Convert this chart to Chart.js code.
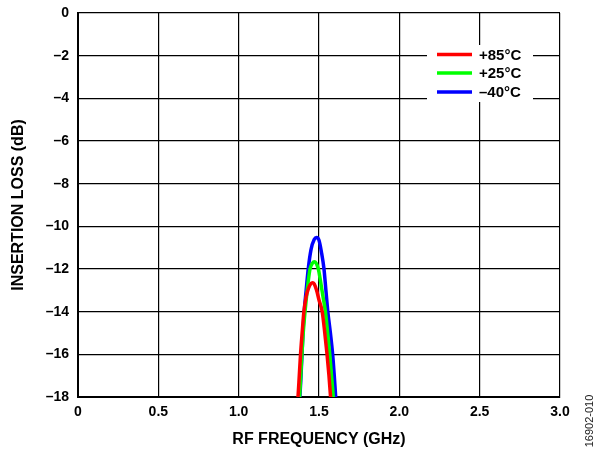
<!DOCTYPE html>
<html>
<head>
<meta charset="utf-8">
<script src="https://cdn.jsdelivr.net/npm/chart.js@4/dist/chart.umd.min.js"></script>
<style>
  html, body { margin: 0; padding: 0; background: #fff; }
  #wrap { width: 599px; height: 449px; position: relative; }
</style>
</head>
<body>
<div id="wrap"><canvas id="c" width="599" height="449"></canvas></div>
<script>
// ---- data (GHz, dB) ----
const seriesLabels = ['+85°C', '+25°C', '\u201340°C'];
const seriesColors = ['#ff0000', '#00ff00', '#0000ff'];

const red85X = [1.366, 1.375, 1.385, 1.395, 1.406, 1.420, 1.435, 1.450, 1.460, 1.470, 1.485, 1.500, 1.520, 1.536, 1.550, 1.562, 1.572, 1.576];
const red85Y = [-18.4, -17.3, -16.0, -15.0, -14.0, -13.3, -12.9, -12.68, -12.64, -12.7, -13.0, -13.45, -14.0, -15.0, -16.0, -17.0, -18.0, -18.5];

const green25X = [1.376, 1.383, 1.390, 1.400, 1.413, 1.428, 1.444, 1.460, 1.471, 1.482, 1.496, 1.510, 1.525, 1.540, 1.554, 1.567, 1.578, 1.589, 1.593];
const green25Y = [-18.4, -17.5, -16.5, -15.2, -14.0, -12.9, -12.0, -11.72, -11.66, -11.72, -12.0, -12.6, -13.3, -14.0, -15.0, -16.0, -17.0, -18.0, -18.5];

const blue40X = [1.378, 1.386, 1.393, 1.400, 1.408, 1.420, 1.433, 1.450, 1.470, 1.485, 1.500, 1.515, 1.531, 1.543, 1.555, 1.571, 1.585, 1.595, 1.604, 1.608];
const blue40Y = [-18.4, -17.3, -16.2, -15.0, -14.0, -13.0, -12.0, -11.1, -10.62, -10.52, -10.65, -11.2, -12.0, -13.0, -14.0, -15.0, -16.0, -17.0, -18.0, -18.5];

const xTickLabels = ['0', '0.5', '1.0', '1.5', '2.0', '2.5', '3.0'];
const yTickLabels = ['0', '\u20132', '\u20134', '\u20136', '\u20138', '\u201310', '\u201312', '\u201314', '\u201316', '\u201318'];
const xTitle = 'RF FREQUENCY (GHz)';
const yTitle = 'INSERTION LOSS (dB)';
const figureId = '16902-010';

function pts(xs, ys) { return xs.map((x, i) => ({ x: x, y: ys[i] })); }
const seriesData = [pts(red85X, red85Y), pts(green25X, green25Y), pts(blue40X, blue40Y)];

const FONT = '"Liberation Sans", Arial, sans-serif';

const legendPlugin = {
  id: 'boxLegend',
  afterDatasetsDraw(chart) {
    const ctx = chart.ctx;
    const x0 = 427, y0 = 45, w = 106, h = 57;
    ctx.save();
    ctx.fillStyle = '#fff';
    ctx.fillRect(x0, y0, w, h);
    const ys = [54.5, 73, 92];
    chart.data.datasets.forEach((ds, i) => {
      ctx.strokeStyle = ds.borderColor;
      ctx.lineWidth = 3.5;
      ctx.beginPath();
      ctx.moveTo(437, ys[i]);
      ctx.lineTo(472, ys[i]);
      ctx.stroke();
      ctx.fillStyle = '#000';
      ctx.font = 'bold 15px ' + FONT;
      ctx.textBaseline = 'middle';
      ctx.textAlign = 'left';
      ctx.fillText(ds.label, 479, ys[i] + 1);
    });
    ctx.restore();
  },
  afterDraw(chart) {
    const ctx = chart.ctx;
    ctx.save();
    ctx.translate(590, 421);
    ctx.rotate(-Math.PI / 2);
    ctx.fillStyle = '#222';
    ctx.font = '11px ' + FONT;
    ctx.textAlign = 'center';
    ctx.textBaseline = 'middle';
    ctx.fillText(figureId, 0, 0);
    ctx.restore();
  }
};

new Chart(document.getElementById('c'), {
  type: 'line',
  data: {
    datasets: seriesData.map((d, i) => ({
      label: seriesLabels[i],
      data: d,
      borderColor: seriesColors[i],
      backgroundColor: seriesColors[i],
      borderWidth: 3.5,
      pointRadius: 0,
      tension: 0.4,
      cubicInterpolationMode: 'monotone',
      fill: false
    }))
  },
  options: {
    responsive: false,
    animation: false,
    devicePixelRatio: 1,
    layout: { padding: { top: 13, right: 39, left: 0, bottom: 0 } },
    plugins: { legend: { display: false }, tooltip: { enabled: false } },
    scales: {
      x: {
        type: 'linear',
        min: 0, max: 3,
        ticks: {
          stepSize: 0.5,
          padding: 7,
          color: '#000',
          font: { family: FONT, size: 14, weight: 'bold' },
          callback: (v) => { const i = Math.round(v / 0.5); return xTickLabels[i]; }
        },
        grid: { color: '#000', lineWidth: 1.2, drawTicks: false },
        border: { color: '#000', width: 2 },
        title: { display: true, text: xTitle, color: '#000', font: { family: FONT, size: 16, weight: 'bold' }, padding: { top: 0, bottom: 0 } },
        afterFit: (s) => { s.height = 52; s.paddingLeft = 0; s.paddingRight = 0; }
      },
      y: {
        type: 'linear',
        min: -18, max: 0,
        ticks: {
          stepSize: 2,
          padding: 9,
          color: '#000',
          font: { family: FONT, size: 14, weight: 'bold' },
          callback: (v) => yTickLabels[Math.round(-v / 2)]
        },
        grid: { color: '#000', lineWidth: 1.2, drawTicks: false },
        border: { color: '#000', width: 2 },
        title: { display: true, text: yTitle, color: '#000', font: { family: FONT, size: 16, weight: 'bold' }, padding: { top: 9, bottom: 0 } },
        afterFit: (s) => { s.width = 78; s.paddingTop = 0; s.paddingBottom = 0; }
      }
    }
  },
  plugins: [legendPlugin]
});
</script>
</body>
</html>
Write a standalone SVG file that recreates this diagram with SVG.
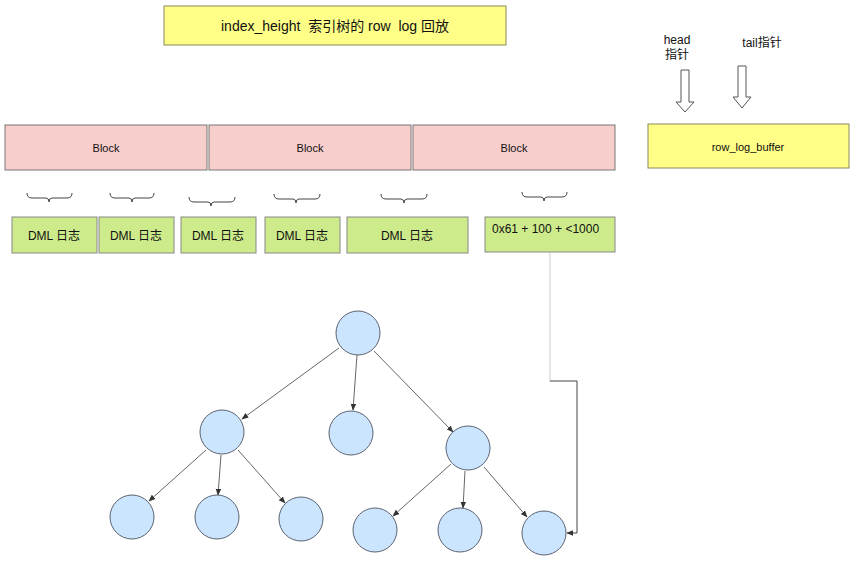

→ Stated exercise
Copy the records exactly. Skip the pictures.

→ Result for this exercise
Convert this chart to Chart.js code.
<!DOCTYPE html>
<html>
<head>
<meta charset="utf-8">
<script src="https://cdn.jsdelivr.net/npm/chart.js@4/dist/chart.umd.min.js"></script>
<style>
  html, body { margin: 0; padding: 0; background: #fff; }
  #wrap { width: 599px; height: 449px; position: relative; }
</style>
</head>
<body>
<div id="wrap"><canvas id="c" width="599" height="449"></canvas></div>
<script>
// ---- data (GHz, dB) ----
const seriesLabels = ['+85°C', '+25°C', '\u201340°C'];
const seriesColors = ['#ff0000', '#00ff00', '#0000ff'];

const red85X = [1.366, 1.375, 1.385, 1.395, 1.406, 1.420, 1.435, 1.450, 1.460, 1.470, 1.485, 1.500, 1.520, 1.536, 1.550, 1.562, 1.572, 1.576];
const red85Y = [-18.4, -17.3, -16.0, -15.0, -14.0, -13.3, -12.9, -12.68, -12.64, -12.7, -13.0, -13.45, -14.0, -15.0, -16.0, -17.0, -18.0, -18.5];

const green25X = [1.376, 1.383, 1.390, 1.400, 1.413, 1.428, 1.444, 1.460, 1.471, 1.482, 1.496, 1.510, 1.525, 1.540, 1.554, 1.567, 1.578, 1.589, 1.593];
const green25Y = [-18.4, -17.5, -16.5, -15.2, -14.0, -12.9, -12.0, -11.72, -11.66, -11.72, -12.0, -12.6, -13.3, -14.0, -15.0, -16.0, -17.0, -18.0, -18.5];

const blue40X = [1.378, 1.386, 1.393, 1.400, 1.408, 1.420, 1.433, 1.450, 1.470, 1.485, 1.500, 1.515, 1.531, 1.543, 1.555, 1.571, 1.585, 1.595, 1.604, 1.608];
const blue40Y = [-18.4, -17.3, -16.2, -15.0, -14.0, -13.0, -12.0, -11.1, -10.62, -10.52, -10.65, -11.2, -12.0, -13.0, -14.0, -15.0, -16.0, -17.0, -18.0, -18.5];

const xTickLabels = ['0', '0.5', '1.0', '1.5', '2.0', '2.5', '3.0'];
const yTickLabels = ['0', '\u20132', '\u20134', '\u20136', '\u20138', '\u201310', '\u201312', '\u201314', '\u201316', '\u201318'];
const xTitle = 'RF FREQUENCY (GHz)';
const yTitle = 'INSERTION LOSS (dB)';
const figureId = '16902-010';

function pts(xs, ys) { return xs.map((x, i) => ({ x: x, y: ys[i] })); }
const seriesData = [pts(red85X, red85Y), pts(green25X, green25Y), pts(blue40X, blue40Y)];

const FONT = '"Liberation Sans", Arial, sans-serif';

const legendPlugin = {
  id: 'boxLegend',
  afterDatasetsDraw(chart) {
    const ctx = chart.ctx;
    const x0 = 427, y0 = 45, w = 106, h = 57;
    ctx.save();
    ctx.fillStyle = '#fff';
    ctx.fillRect(x0, y0, w, h);
    const ys = [54.5, 73, 92];
    chart.data.datasets.forEach((ds, i) => {
      ctx.strokeStyle = ds.borderColor;
      ctx.lineWidth = 3.5;
      ctx.beginPath();
      ctx.moveTo(437, ys[i]);
      ctx.lineTo(472, ys[i]);
      ctx.stroke();
      ctx.fillStyle = '#000';
      ctx.font = 'bold 15px ' + FONT;
      ctx.textBaseline = 'middle';
      ctx.textAlign = 'left';
      ctx.fillText(ds.label, 479, ys[i] + 1);
    });
    ctx.restore();
  },
  afterDraw(chart) {
    const ctx = chart.ctx;
    ctx.save();
    ctx.translate(590, 421);
    ctx.rotate(-Math.PI / 2);
    ctx.fillStyle = '#222';
    ctx.font = '11px ' + FONT;
    ctx.textAlign = 'center';
    ctx.textBaseline = 'middle';
    ctx.fillText(figureId, 0, 0);
    ctx.restore();
  }
};

new Chart(document.getElementById('c'), {
  type: 'line',
  data: {
    datasets: seriesData.map((d, i) => ({
      label: seriesLabels[i],
      data: d,
      borderColor: seriesColors[i],
      backgroundColor: seriesColors[i],
      borderWidth: 3.5,
      pointRadius: 0,
      tension: 0.4,
      cubicInterpolationMode: 'monotone',
      fill: false
    }))
  },
  options: {
    responsive: false,
    animation: false,
    devicePixelRatio: 1,
    layout: { padding: { top: 13, right: 39, left: 0, bottom: 0 } },
    plugins: { legend: { display: false }, tooltip: { enabled: false } },
    scales: {
      x: {
        type: 'linear',
        min: 0, max: 3,
        ticks: {
          stepSize: 0.5,
          padding: 7,
          color: '#000',
          font: { family: FONT, size: 14, weight: 'bold' },
          callback: (v) => { const i = Math.round(v / 0.5); return xTickLabels[i]; }
        },
        grid: { color: '#000', lineWidth: 1.2, drawTicks: false },
        border: { color: '#000', width: 2 },
        title: { display: true, text: xTitle, color: '#000', font: { family: FONT, size: 16, weight: 'bold' }, padding: { top: 0, bottom: 0 } },
        afterFit: (s) => { s.height = 52; s.paddingLeft = 0; s.paddingRight = 0; }
      },
      y: {
        type: 'linear',
        min: -18, max: 0,
        ticks: {
          stepSize: 2,
          padding: 9,
          color: '#000',
          font: { family: FONT, size: 14, weight: 'bold' },
          callback: (v) => yTickLabels[Math.round(-v / 2)]
        },
        grid: { color: '#000', lineWidth: 1.2, drawTicks: false },
        border: { color: '#000', width: 2 },
        title: { display: true, text: yTitle, color: '#000', font: { family: FONT, size: 16, weight: 'bold' }, padding: { top: 9, bottom: 0 } },
        afterFit: (s) => { s.width = 78; s.paddingTop = 0; s.paddingBottom = 0; }
      }
    }
  },
  plugins: [legendPlugin]
});
</script>
</body>
</html>
Write a standalone SVG file that recreates this diagram with SVG.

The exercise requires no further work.